Monday's presidential debate was perhaps the most interesting I've ever seen, in that no candidate has ever failed so spectacularly. Clinton played a very smart rope-a-dope strategy, provoking Trump to overpunch, then to leave himself open for some vicious right crosses at the end of the debate. Some have criticized Clinton for not seizing on certain moments, but I saw a canny pugilist who knew to wait until later in the debate, when Trump was woozy and unable to effectively counterpunch. As in all things, Clinton is smart, cautious, and has checked out all the angles. (Of course, this means that she can at times be unoriginal or suffer from hubris.)

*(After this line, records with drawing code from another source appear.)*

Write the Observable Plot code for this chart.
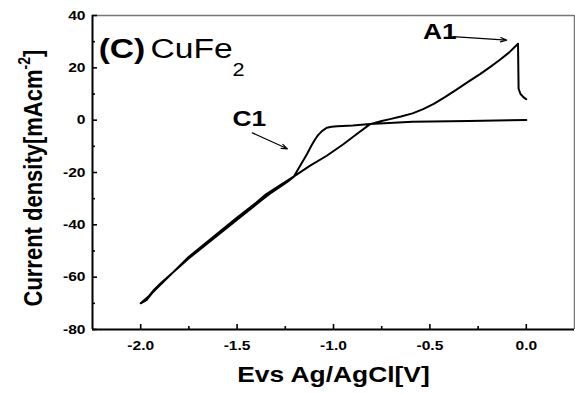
<!DOCTYPE html>
<html>
<head>
<meta charset="utf-8">
<script src="https://cdn.jsdelivr.net/npm/d3@7"></script>
<script src="https://cdn.jsdelivr.net/npm/@observablehq/plot@0.6"></script>
<style>
  html, body { margin: 0; padding: 0; background: #fff; }
</style>
</head>
<body>
<script>
// Cathodic (forward) sweep: potential (V) and current density (mA/cm2)
const forwardV = [0.0, -0.3, -0.59, -0.81, -0.9, -0.98, -1.01, -1.035, -1.06, -1.08, -1.095, -1.115, -1.138, -1.173, -1.207, -1.24, -1.28, -1.33, -1.38, -1.5, -1.75, -1.9, -1.93, -1.96, -2.0];
const forwardI = [0.1, -0.3, -0.6, -1.5, -2.0, -2.3, -2.5, -2.9, -4.2, -5.7, -7.3, -9.8, -13.0, -17.4, -21.7, -23.6, -25.6, -28.1, -31.0, -38.0, -52.8, -62.6, -64.8, -67.4, -70.0];
// Anodic (return) sweep
const returnV = [-2.0, -1.97, -1.94, -1.91, -1.75, -1.5, -1.4, -1.35, -1.28, -1.207, -1.121, -1.035, -0.949, -0.879, -0.81, -0.75, -0.707, -0.65, -0.59, -0.535, -0.48, -0.42, -0.36, -0.3, -0.24, -0.19, -0.14, -0.09, -0.043, -0.04, -0.03, -0.015, 0.0];
const returnI = [-70.0, -68.8, -66.0, -63.8, -52.2, -37.2, -31.5, -28.3, -25.0, -21.6, -17.4, -13.6, -9.2, -5.3, -1.5, -0.3, 0.4, 1.4, 2.6, 4.2, 6.2, 8.9, 11.8, 14.7, 17.6, 20.2, 22.9, 25.8, 29.2, 12.0, 10.0, 8.8, 8.0];

const xDomain = [-2.25, 0.25];
const yDomain = [-80, 40];
const xMajor = [-2.0, -1.5, -1.0, -0.5, 0.0];
const xMinor = [-1.75, -1.25, -0.75, -0.25];
const yMajor = [-80, -60, -40, -20, 0, 20, 40];
const yMinor = [-70, -50, -30, -10, 10, 30];

const xTitle = "Evs Ag/AgCl[V]";
const yTitleMain = "Current density[mAcm";
const yTitleSup = "-2";
const yTitleEnd = "]";

// annotation labels (data coordinates of text start / baseline)
const labelText = ["(C)", "CuFe", "2", "A1", "C1"];
const labelX = [-2.218, -1.949, -1.5245, -0.536, -1.524];
const labelY = [23.8, 23.8, 16.9, 31.0, -2.2];
const labelSize = [28, 28, 18, 22, 22];
const labelWeight = ["bold", "normal", "normal", "bold", "bold"];

// annotation arrows
const arrowX1 = [-0.381, -1.421];
const arrowY1 = [31.9, -4.85];
const arrowX2 = [-0.102, -1.239];
const arrowY2 = [30.6, -10.95];

const cv = [
  ...forwardV.map((v, i) => ({V: v, I: forwardI[i]})),
  ...returnV.map((v, i) => ({V: v, I: returnI[i]}))
];
const labels = labelText.map((t, i) => ({t, x: labelX[i], y: labelY[i], s: labelSize[i], w: labelWeight[i]}));
const arrows = arrowX1.map((x1, i) => ({x1, y1: arrowY1[i], x2: arrowX2[i], y2: arrowY2[i]}));

const fmtX = d => d.toFixed(1);
const fmtY = d => String(d);

const plot = Plot.plot({
  width: 575,
  height: 394,
  marginLeft: 92,
  marginRight: 1,
  marginTop: 15,
  marginBottom: 65,
  style: {fontFamily: "'Liberation Sans', Arial, sans-serif", fontSize: "13px", fontWeight: "bold", color: "black", background: "white"},
  x: {domain: xDomain},
  y: {domain: yDomain},
  marks: [
    // frame
    Plot.ruleY([yDomain[1]], {stroke: "#777", strokeWidth: 1.5}),
    Plot.ruleX([xDomain[1]], {stroke: "#777", strokeWidth: 1.5}),
    Plot.ruleX([xDomain[0]], {stroke: "black", strokeWidth: 2}),
    Plot.ruleY([yDomain[0]], {stroke: "black", strokeWidth: 2}),
    // inward ticks
    Plot.axisX(xMajor, {anchor: "bottom", tickSize: 5, dy: -5, fill: "none", strokeWidth: 1.6, label: null}),
    Plot.axisX(xMinor, {anchor: "bottom", tickSize: 3, dy: -3, fill: "none", strokeWidth: 1.6, label: null}),
    Plot.axisY(yMajor, {anchor: "left", tickSize: 5, dx: 5, fill: "none", strokeWidth: 1.6, label: null}),
    Plot.axisY(yMinor, {anchor: "left", tickSize: 3, dx: 3, fill: "none", strokeWidth: 1.6, label: null}),
    // tick labels
    Plot.axisX(xMajor, {anchor: "bottom", tickSize: 0, tickPadding: 11, tickFormat: fmtX, label: null, fontWeight: "bold", fontSize: 13}),
    Plot.axisY(yMajor, {anchor: "left", tickSize: 0, tickPadding: 7, tickFormat: fmtY, label: null, fontWeight: "bold", fontSize: 13}),
    // axis titles
    Plot.text([xTitle], {frameAnchor: "bottom", dy: 52, fontSize: 22, fontWeight: "bold", fill: "black"}),
    Plot.text([yTitleMain + yTitleSup + yTitleEnd], {frameAnchor: "left", rotate: -90, dx: -59, dy: 134, textAnchor: "start", fontSize: 22, fontWeight: "bold", fill: "black"}),
    // data
    Plot.line(cv, {x: "V", y: "I", stroke: "black", strokeWidth: 2, strokeLinejoin: "round"}),
    // annotations
    Plot.arrow(arrows, {x1: "x1", y1: "y1", x2: "x2", y2: "y2", stroke: "black", strokeWidth: 1.2, headLength: 8, headAngle: 40}),
    Plot.text(labels, {x: "x", y: "y", text: "t", textAnchor: "start", lineAnchor: "bottom", fill: "black"})
  ]
});

document.body.appendChild(plot);

// per-label font size / weight
plot.querySelectorAll("text").forEach(t => {
  const d = labels.find(l => l.t === t.textContent);
  if (d && !t.closest("[aria-label*='axis']")) { t.style.fontSize = d.s + "px"; t.style.fontWeight = d.w; }
});

// superscript in y title
const ns = "http://www.w3.org/2000/svg";
plot.querySelectorAll("text").forEach(t => {
  if (t.textContent === yTitleMain + yTitleSup + yTitleEnd) {
    t.textContent = "";
    const a = document.createElementNS(ns, "tspan"); a.textContent = yTitleMain; t.appendChild(a);
    const b = document.createElementNS(ns, "tspan"); b.textContent = yTitleSup; b.setAttribute("dy", "-10"); b.style.fontSize = "14px"; t.appendChild(b);
    const c = document.createElementNS(ns, "tspan"); c.textContent = yTitleEnd; c.setAttribute("dy", "10"); t.appendChild(c);
  }
});

// horizontal stretch of all text as in the reference
const S = 1.2;
plot.querySelectorAll("text").forEach(t => {
  const tr = t.getAttribute("transform") || "";
  const bb = t.getBBox();
  if (/rotate/.test(tr)) {
    t.setAttribute("transform", `${tr} scale(1,${S})`);
  } else {
    const anchor = getComputedStyle(t).textAnchor;
    const px = anchor === "end" ? bb.x + bb.width : anchor === "middle" ? bb.x + bb.width / 2 : bb.x;
    t.setAttribute("transform", `${tr} translate(${px},0) scale(${S},1) translate(${-px},0)`);
  }
});
</script>
</body>
</html>
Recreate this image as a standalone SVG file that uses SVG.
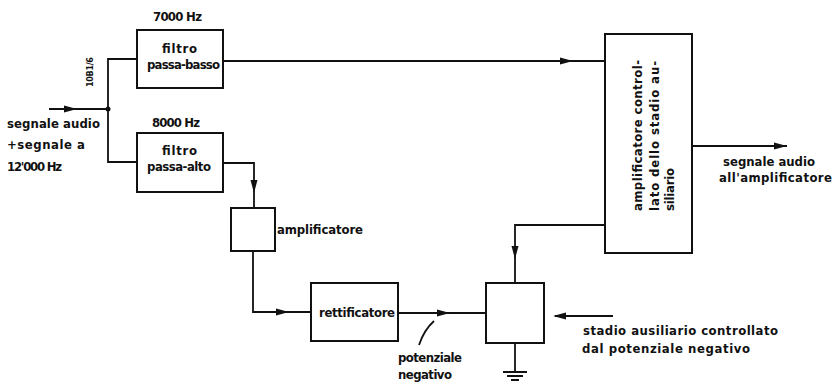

However, while Trump was talking with a fifth grade vocabulary at the beginning of the debate, a few of his jabs landed and some of his defenses were effective. He also played it smart when Clinton talked about subsidized child care, and pretended that his plan was very similar, even though it's not, because he knows he loses white women's votes on that issue. While his understanding of trade is weak, he pushed Clinton pretty effectively on it. Her worst moment of the night was responding to his comments on NAFTA with "that's your opinion," forgetting that it's an opinion shared by a lot of Democrats. Clinton then deftly started poking the Donald on personal issues, and that's when his tightly-wound mask of civility at the start of the debate completely fell off, revealing the petulant, self-absorbed, angry child beneath.
Trump has two weeks to lick his wounds and to figure out how to fight next time. It is obvious from the NAFTA exchange that Clinton has a weakness: she tries to bat away attacks on issues where she is vulnerable with pat remarks. (She did the same thing with the email issue.) If Trump can consistently hammer away on these issues, those responses can look dishonest or arrogant, reinforcing the qualities people like least about her.
Trump needs to develop enough discipline to stay focused on those two issues, and to not get derailed by birtherism, lying about his record on the Iraq War, or his sexism. He needs his own pat answers to quell conversation on those issues so that he can get on to harping on trade and emails. If the debate ground is shifted to be about those issues, Trump wins. As any experienced debater knows, establishing the ground practically determines the outcome. The best debaters win by dragging their opponents onto their own ground, which is something Clinton did very well.
Here's the thing, though: I don't think Trump will be able to pull it off. Doing so would require a lot of hard work, practice, and discipline, things he is totally averse to. He lost bad on Monday in large part because Hillary was training like a champion and he was fucking around like a feckless frat boy. Even if he tries practicing, his personality is immutable. He is incredibly impulsive, incapable of controlling himself and his big dumb mouth. Clinton will keep jabbing him on his personal life and business dealings, and his little misogynist manboy lizard brain will start going into rage spasms. He is more likely to go into the next debate ready to dredge up Bill Clinton's affairs, which I think will backfire big time, since I assume Clinton has some flamethrower-hot responses to that line of attack waiting to be unleashed.
Coming into the debates, I think people overestimated Trump's ability because of his manifest mastery of television as a medium. The problem for him is that presidential debates in the general election are a throwback to a pre-TV era where two people have to make substantive arguments, not just provide entertainment. Trump's entertainer approach worked in the circus-like atmosphere of the GOP debates, not so well in the much more serious and more reality-grounded realm of the general election debate. It is simply a test that this con artist is not intellectually or emotionally equipped to pass, and thank God for that.